# [Directions for this task]
Begin with the first line of the material and copy each line word for word through the line that contains "const auraAerr = [18, 2, 1.5, 2, 12, 3];"; the pictures are left out.

──────────

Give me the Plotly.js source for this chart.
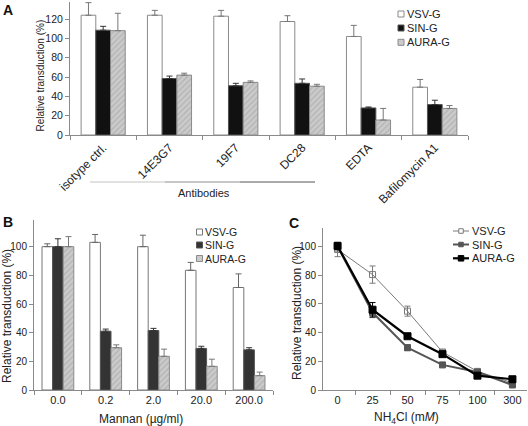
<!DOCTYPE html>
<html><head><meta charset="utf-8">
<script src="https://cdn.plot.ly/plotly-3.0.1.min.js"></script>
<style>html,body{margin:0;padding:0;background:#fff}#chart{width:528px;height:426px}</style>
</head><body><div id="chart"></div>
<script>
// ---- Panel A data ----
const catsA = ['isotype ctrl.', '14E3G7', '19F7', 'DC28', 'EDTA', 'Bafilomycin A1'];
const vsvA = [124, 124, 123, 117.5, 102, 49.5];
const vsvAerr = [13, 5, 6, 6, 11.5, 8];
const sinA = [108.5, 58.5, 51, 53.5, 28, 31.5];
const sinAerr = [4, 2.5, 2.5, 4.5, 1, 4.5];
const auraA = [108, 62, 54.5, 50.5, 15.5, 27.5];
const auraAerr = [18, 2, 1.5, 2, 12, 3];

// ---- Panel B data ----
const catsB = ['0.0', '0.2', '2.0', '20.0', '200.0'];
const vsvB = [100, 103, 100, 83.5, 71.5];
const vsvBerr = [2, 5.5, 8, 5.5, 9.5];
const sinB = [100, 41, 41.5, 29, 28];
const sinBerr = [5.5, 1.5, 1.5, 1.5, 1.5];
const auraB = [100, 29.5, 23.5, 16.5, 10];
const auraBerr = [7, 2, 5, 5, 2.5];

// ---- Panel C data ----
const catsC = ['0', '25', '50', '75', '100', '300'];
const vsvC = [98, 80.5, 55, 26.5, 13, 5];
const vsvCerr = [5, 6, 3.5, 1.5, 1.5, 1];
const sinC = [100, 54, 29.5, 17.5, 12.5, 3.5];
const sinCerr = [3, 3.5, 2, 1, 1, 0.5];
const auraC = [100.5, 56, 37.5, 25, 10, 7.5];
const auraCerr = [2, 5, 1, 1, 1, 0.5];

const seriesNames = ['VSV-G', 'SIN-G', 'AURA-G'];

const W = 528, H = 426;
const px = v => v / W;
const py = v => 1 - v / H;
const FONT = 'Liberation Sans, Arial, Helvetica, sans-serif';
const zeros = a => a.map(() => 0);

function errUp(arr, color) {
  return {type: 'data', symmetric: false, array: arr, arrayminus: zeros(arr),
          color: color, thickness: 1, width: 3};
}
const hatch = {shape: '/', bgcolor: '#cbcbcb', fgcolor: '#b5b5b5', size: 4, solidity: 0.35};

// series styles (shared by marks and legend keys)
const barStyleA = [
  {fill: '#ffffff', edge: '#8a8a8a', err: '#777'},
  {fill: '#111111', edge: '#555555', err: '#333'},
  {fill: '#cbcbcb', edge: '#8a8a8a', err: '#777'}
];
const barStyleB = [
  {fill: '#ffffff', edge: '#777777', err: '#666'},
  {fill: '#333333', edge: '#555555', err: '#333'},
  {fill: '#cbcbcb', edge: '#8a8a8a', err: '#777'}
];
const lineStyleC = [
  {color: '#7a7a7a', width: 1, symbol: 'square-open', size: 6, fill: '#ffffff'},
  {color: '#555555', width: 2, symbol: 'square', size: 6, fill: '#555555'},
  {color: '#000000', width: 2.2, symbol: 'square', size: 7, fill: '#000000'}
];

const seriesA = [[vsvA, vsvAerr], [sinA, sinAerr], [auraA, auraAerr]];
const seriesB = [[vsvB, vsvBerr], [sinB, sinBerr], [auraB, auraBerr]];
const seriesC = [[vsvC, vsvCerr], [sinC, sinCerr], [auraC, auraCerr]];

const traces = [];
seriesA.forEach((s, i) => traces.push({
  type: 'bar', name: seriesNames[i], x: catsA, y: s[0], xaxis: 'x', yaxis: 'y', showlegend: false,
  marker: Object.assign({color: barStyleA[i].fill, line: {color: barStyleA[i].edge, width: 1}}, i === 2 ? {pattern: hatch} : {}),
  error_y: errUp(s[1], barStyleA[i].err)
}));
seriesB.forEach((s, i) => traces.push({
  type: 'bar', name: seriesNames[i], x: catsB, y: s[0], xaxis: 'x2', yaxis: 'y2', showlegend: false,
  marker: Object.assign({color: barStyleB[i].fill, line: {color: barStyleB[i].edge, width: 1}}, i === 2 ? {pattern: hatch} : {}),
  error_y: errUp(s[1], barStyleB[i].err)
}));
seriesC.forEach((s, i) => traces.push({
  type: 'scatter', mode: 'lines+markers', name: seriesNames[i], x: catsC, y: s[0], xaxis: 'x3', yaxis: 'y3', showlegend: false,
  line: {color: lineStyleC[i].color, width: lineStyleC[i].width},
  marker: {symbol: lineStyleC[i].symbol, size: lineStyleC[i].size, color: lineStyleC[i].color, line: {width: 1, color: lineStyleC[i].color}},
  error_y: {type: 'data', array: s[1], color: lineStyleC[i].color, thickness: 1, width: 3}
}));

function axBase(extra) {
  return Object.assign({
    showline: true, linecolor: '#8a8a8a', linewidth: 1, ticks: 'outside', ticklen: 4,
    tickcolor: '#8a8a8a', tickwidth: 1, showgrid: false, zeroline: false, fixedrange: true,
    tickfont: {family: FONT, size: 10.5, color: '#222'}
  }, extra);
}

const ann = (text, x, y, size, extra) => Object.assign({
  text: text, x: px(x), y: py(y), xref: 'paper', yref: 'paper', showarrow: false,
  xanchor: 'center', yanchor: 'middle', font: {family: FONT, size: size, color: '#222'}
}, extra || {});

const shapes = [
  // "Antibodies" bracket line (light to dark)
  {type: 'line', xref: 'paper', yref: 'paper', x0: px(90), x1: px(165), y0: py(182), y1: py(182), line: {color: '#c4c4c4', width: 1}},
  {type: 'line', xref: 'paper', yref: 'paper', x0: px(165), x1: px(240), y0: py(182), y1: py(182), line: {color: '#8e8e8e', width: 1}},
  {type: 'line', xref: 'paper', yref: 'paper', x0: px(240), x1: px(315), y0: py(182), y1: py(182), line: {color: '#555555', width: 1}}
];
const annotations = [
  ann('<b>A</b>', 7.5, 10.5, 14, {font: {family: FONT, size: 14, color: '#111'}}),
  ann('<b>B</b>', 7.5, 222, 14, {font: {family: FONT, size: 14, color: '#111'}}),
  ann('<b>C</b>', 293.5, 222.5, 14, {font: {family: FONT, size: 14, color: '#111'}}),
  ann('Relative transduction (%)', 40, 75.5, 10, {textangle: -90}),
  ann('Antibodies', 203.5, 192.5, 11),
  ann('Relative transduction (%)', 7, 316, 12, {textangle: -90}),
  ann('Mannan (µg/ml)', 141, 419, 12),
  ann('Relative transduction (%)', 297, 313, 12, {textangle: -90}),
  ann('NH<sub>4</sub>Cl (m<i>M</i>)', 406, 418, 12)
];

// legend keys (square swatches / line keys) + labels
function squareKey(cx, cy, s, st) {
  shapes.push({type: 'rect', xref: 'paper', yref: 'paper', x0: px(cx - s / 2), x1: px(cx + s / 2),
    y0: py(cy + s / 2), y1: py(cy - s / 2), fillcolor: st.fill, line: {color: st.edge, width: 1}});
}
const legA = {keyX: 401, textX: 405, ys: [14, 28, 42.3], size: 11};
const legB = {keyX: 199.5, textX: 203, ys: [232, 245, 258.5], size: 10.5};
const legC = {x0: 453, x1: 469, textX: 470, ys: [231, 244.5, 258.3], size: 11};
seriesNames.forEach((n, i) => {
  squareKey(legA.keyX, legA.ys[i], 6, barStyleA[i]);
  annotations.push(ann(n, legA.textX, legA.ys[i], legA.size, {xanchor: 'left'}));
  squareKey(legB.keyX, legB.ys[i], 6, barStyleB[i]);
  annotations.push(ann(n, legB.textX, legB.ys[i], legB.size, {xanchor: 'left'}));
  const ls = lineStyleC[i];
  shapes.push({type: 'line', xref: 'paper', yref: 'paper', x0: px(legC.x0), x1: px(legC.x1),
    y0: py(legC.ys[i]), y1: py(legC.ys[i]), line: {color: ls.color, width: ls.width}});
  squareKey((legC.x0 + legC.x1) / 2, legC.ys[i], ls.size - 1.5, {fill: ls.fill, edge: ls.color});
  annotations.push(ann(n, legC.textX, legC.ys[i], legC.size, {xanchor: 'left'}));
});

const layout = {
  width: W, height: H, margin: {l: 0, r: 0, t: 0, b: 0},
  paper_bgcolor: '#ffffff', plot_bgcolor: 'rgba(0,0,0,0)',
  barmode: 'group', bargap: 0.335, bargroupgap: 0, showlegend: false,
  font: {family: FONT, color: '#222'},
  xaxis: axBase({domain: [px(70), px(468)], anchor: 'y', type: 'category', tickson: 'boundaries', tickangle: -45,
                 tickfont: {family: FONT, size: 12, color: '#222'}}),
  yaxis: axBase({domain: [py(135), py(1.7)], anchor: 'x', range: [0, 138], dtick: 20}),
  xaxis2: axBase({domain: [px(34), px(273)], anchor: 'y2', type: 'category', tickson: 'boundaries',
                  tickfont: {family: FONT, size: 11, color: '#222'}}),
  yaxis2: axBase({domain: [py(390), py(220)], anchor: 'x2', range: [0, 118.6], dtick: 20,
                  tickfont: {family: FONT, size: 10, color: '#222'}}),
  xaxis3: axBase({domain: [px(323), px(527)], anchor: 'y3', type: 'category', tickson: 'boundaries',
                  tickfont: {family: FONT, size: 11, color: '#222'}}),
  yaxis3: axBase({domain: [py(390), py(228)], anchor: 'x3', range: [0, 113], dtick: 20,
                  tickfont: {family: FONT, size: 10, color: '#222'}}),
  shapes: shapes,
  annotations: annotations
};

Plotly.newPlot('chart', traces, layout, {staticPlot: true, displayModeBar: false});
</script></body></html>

──────────

# [Response]
Give me the Plotly.js source for this chart.
<!DOCTYPE html>
<html><head><meta charset="utf-8">
<script src="https://cdn.plot.ly/plotly-3.0.1.min.js"></script>
<style>html,body{margin:0;padding:0;background:#fff}#chart{width:528px;height:426px}</style>
</head><body><div id="chart"></div>
<script>
// ---- Panel A data ----
const catsA = ['isotype ctrl.', '14E3G7', '19F7', 'DC28', 'EDTA', 'Bafilomycin A1'];
const vsvA = [124, 124, 123, 117.5, 102, 49.5];
const vsvAerr = [13, 5, 6, 6, 11.5, 8];
const sinA = [108.5, 58.5, 51, 53.5, 28, 31.5];
const sinAerr = [4, 2.5, 2.5, 4.5, 1, 4.5];
const auraA = [108, 62, 54.5, 50.5, 15.5, 27.5];
const auraAerr = [18, 2, 1.5, 2, 12, 3];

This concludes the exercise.